Need help choosing a tuning/piggyback unit for smog
I'm building a 98 GSR, planning on installing some aftermarket cams, single runner IM, and the other typical bolt ons. However, here in cali, running an OBD1 jumped ecu is illegal for smog. If I run a piggyback unit such as emanage or Apexi SAFC NEO, will the code scanner still be able connect and read the OBD2 during the smog test? If so, which unit do you guy recommend I get?
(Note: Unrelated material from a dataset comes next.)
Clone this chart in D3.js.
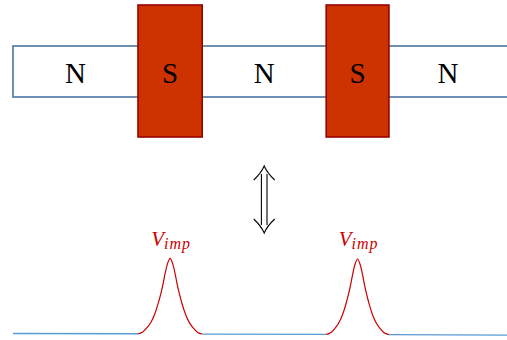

It will be for a DD and will get dyno tuned.
I've searched up on both units, but I'm not to familiar w/ tuning lingo such as '16 point or pin' etc, and so everything I read doesn't make much sense to me.
I've searched up on both units, but I'm not to familiar w/ tuning lingo such as '16 point or pin' etc, and so everything I read doesn't make much sense to me.
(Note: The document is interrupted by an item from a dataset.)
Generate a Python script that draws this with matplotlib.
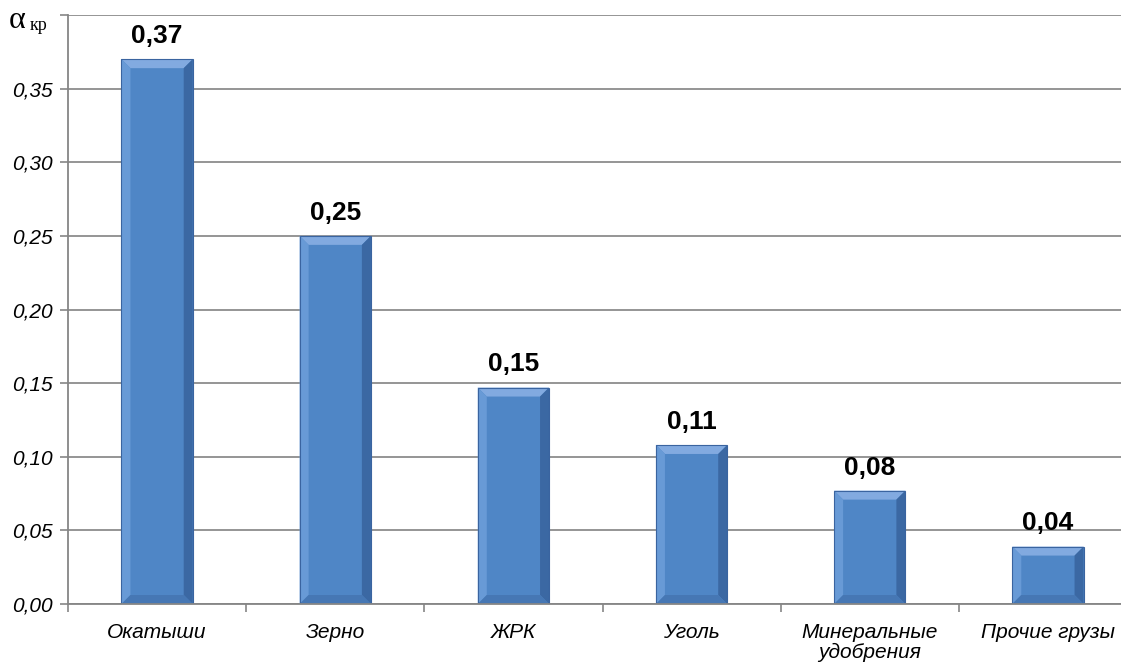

anyone can correct me if this is incorrect, no harm done, but I believe obd2 and an safc will simply fix the correction short term, but after a couple keystarts the ecu will re correct and compensate, infact I believe obd1 even does that also, i know this is off the wall a bit but I have NeptuneRTP and it has a max and min correction for target AF ratio, these numbers relate to how much fuel is added or subtracted in total % based on the target voltage the 02 sensor is suppose to hit.
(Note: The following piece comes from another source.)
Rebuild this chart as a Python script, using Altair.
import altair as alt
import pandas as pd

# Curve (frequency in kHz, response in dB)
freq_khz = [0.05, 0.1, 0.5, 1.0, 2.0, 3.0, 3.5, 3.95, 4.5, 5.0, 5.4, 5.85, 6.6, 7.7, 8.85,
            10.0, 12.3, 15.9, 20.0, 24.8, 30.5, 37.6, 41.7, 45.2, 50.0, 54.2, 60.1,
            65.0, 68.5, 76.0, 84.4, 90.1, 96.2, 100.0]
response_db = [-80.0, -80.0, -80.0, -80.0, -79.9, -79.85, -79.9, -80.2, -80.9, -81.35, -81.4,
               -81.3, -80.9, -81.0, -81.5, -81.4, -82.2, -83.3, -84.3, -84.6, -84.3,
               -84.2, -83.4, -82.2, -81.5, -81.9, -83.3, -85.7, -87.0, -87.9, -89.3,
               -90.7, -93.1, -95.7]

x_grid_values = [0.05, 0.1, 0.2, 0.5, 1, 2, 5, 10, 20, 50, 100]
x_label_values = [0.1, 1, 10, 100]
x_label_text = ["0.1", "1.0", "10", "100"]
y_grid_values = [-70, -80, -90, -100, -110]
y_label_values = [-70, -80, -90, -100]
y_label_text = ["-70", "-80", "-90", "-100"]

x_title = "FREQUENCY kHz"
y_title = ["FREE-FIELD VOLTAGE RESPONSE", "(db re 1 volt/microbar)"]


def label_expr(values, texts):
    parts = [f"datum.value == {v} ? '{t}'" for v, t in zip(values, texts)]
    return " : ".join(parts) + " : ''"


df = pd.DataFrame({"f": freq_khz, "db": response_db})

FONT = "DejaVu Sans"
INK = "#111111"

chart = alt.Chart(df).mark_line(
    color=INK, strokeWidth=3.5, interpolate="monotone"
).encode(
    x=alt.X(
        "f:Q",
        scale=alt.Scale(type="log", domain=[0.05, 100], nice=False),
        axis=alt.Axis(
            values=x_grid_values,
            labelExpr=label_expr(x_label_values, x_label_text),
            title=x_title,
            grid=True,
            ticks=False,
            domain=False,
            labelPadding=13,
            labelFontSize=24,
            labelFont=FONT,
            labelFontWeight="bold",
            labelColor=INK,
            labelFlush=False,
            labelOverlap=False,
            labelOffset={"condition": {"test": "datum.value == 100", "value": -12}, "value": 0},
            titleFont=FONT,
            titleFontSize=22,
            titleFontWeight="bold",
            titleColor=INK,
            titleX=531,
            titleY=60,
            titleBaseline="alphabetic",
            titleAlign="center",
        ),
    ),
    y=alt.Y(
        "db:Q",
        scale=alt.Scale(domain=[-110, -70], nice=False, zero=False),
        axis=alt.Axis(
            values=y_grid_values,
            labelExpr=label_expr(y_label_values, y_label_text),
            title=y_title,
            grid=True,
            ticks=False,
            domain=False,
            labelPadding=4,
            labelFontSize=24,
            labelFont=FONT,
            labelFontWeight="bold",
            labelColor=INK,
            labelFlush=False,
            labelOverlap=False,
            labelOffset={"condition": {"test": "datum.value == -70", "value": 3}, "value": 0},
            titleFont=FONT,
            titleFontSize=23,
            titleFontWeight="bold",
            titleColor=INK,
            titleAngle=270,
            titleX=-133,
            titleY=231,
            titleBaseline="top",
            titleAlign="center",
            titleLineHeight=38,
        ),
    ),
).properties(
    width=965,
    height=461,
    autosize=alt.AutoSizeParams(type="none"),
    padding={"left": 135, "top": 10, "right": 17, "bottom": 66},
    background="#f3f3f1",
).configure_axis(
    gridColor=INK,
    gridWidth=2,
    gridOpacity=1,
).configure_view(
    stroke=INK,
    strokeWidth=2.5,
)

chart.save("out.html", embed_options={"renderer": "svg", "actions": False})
All and all I believe no one should buy an safc and just use it to "look cool" and display rpm and map and whatever else, but dont use it for tuning.
As a tuner friend of mine said, if you just want something like that pick up S100 youl be able to do much much more then with a silly safc, if you want something a bit more powerfull in the long run, pick up hondata/neptune RTP or something else thats a complete engine management package and dont deal with these "bitch fix's"
dont take this the wrong way, but from your question id imagine you dont know a whole lot about tuning and thats cool and all everyone needs to start somewhere, but do your research about what actually an safc does inrelation to a fuel map and youl start to understand why an safc really isnt a good product.
An safc simply fools the map voltage inrelation to the input voltage so the ecu thinks that its getting a map signal differently from what its reading.. so whats the big deal? well the big deal is you have a map value of lets say 220mhg which on my h22 is around idle and it has an ignition value assioated with that which happens to be around 16 degrees before top dead center. so whats this mean?
Ignition timing generally ramp's up as rpm increases ie "from 16 degrees to 20 upwards of 40 degrees then falls back down to ignition value based on numerous things one thing being fuel octane level... ok so that being said, when you alter the map signal the ignition value could be way out of spec for what the engine needs and could harm the engine.
So I recommend you picking up and reading a tuning book like from autozone or some other place, the one I read was about 120 pages which touched on nearly every subject, it really open my eyes to how this all works.
So avoid anysort of piggyback option, but I dont know how good the greddy emanage is, but i would get a s100 or some real programming option insted, you will understand how it works later.
--Aaron
All and all I believe no one should buy an safc and just use it to "look cool" and display rpm and map and whatever else, but dont use it for tuning.
As a tuner friend of mine said, if you just want something like that pick up S100 youl be able to do much much more then with a silly safc, if you want something a bit more powerfull in the long run, pick up hondata/neptune RTP or something else thats a complete engine management package and dont deal with these "bitch fix's"
dont take this the wrong way, but from your question id imagine you dont know a whole lot about tuning and thats cool and all everyone needs to start somewhere, but do your research about what actually an safc does inrelation to a fuel map and youl start to understand why an safc really isnt a good product.
An safc simply fools the map voltage inrelation to the input voltage so the ecu thinks that its getting a map signal differently from what its reading.. so whats the big deal? well the big deal is you have a map value of lets say 220mhg which on my h22 is around idle and it has an ignition value assioated with that which happens to be around 16 degrees before top dead center. so whats this mean?
Ignition timing generally ramp's up as rpm increases ie "from 16 degrees to 20 upwards of 40 degrees then falls back down to ignition value based on numerous things one thing being fuel octane level... ok so that being said, when you alter the map signal the ignition value could be way out of spec for what the engine needs and could harm the engine.
So I recommend you picking up and reading a tuning book like from autozone or some other place, the one I read was about 120 pages which touched on nearly every subject, it really open my eyes to how this all works.
So avoid anysort of piggyback option, but I dont know how good the greddy emanage is, but i would get a s100 or some real programming option insted, you will understand how it works later.
--Aaron
I appreciate the lengthy reply, but like I mention in my first post,
a chipped OBD1 ecu is illegal in CA. Therefor I was simply looking for an OBD2 piggyback system that will help me get the most out of my bolt ons and cams.
a chipped OBD1 ecu is illegal in CA. Therefor I was simply looking for an OBD2 piggyback system that will help me get the most out of my bolt ons and cams.